A non-profit organization must always prioritize and put into meaningful perspective opportunities to generate contributed income. In the main, they must always strive to raise the greatest amount of money from the fewest funding sources in the shortest period of time. This simple premise is absolutely critical to most non-profits to employ because of their constantly imminent needs and limited resources. All fund-raising efforts should be measured in those ways.

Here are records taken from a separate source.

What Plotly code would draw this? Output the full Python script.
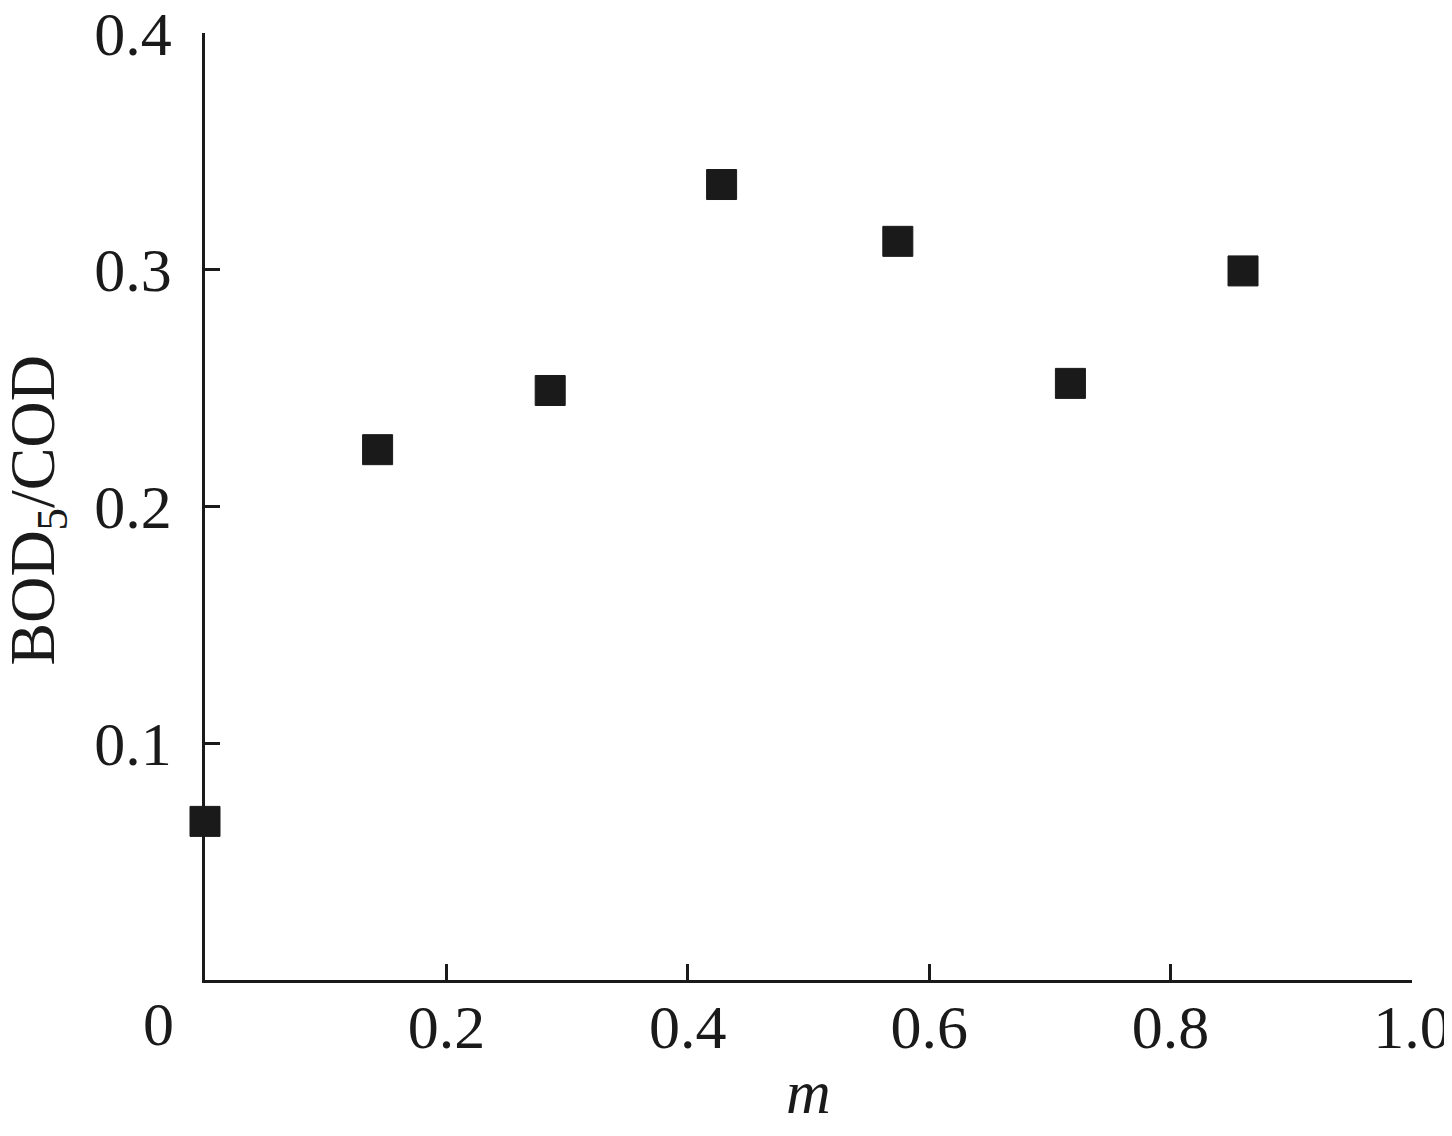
import plotly.graph_objects as go

m_values = [0.0, 0.143, 0.286, 0.428, 0.574, 0.717, 0.860]
bod_cod = [0.067, 0.224, 0.249, 0.336, 0.312, 0.252, 0.2995]

x_tickvals = [0.2, 0.4, 0.6, 0.8, 1.0]
x_ticktext = ["0.2", "0.4", "0.6", "0.8", "1.0"]
y_tickvals = [0.1, 0.2, 0.3, 0.4]
y_ticktext = ["0.1", "0.2", "0.3", "0.4"]

ink = "#1a1a1a"
font_family = "Liberation Serif"

fig = go.Figure()
fig.add_trace(go.Scatter(
    x=m_values, y=bod_cod, mode="markers",
    marker=dict(symbol="square", size=30, color=ink, line=dict(color=ink, width=1)),
    cliponaxis=False, showlegend=False,
))

fig.update_layout(
    width=1452, height=1118,
    margin=dict(l=197, r=48, t=25, b=146, autoexpand=False),
    paper_bgcolor="white", plot_bgcolor="white",
    font=dict(family=font_family, size=62, color=ink),
    xaxis=dict(
        range=[0, 1.0], showgrid=False, zeroline=False,
        showline=True, linecolor=ink, linewidth=2.5,
        ticks="inside", ticklen=16, tickwidth=2.5, tickcolor=ink,
        tickvals=x_tickvals, ticktext=x_ticktext,
        tickfont=dict(family=font_family, size=62, color=ink),
        ticklabelstandoff=-9, ticklabeloverflow="allow",
        title=dict(text="<i>m</i>", font=dict(family=font_family, size=62, color=ink), standoff=12),
        automargin=False,
    ),
    yaxis=dict(
        range=[0, 0.4], showgrid=False, zeroline=False,
        showline=True, linecolor=ink, linewidth=2.5,
        ticks="inside", ticklen=15, tickwidth=2.5, tickcolor=ink,
        tickvals=y_tickvals, ticktext=y_ticktext,
        tickfont=dict(family=font_family, size=62, color=ink),
        ticklabelstandoff=18, ticklabeloverflow="allow",
        automargin=False,
    ),
    annotations=[
        dict(
            x=0, y=0, xref="x", yref="y", text="0", showarrow=False,
            xanchor="center", yanchor="top", xshift=-47, yshift=-8,
            font=dict(family=font_family, size=62, color=ink),
        ),
        dict(
            x=0, y=0.5, xref="paper", yref="paper", text="BOD<sub>5</sub>/COD",
            showarrow=False, textangle=-90, xanchor="center", yanchor="middle",
            xshift=-169, yshift=-4,
            font=dict(family=font_family, size=64, color=ink),
        ),
    ],
)

fig.write_html("out.html")
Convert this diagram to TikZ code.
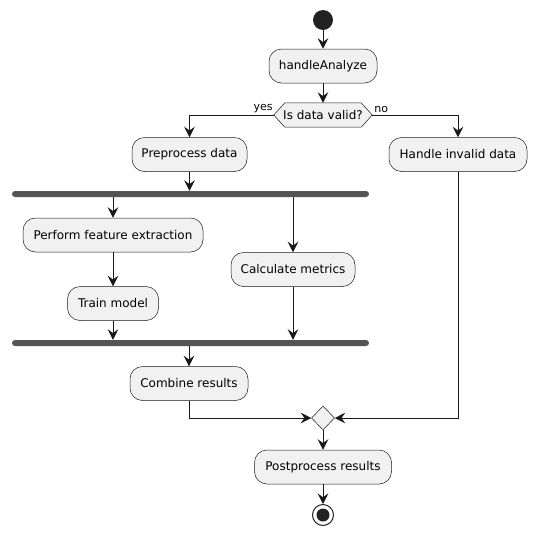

When considering selling a product or service, officials of a non-profit organization should ask themselves:

  1. If we sell a product or service to help support our organization, will the effort be justified with the time expended relative to the profit gained?
  2. Will we assure that the selling program neither restricts nor replaces the far more effective and proven philanthropic process we should be employing?
  3. What marketing plans can we develop which will maximize our chances for real profit?
  4. Will we attempt to sell to the general public which does not know our organization? If so, do we really believe we will make money by selling a commercial product available elsewhere? In short, what compelling reason do these persons having no relationship whatsoever with our organization have to buy from us?
  5. If we sell to our regular donors, will we run the risk of annoying them and perhaps losing their charitable support because of what they may see as yet another solicitation? Contrary to what the vendors say, our regular donors will see their purchases from us primarily as charitable support of our organization.
  6. When we promote the products and services of one company, will we risk the loss of traditional philanthropic support from other competing companies?
  7. Is the product or service of a type and quality we would want to associate with our organization?
  8. If the product or service is to be purchased via the Internet access, what do we know about how Internet-capable our constituents are and how receptive they may be to buying online?
  9. Are we willing to take the chance that the product or service we are selling can be withdrawn by the provider at any time leaving us high and dry?

. . . .

And please remember, the good name of your organization is far more important than any financial gain. Whenever you associate your organization’s reputation to a particular vendor or service provider, or the type of product and service you will be presenting to your constituencies, be certain to avoid embarrassment for less-than-tasteful associations and watch for any hidden potential for controversy. If at all possible, seek to match the commercial enterprise with your mission for a more acceptable and logical “fit,” such as the Heart Association has with the maker of “lean cuisine” and the Arthritis Foundation has with the maker of aspirin.”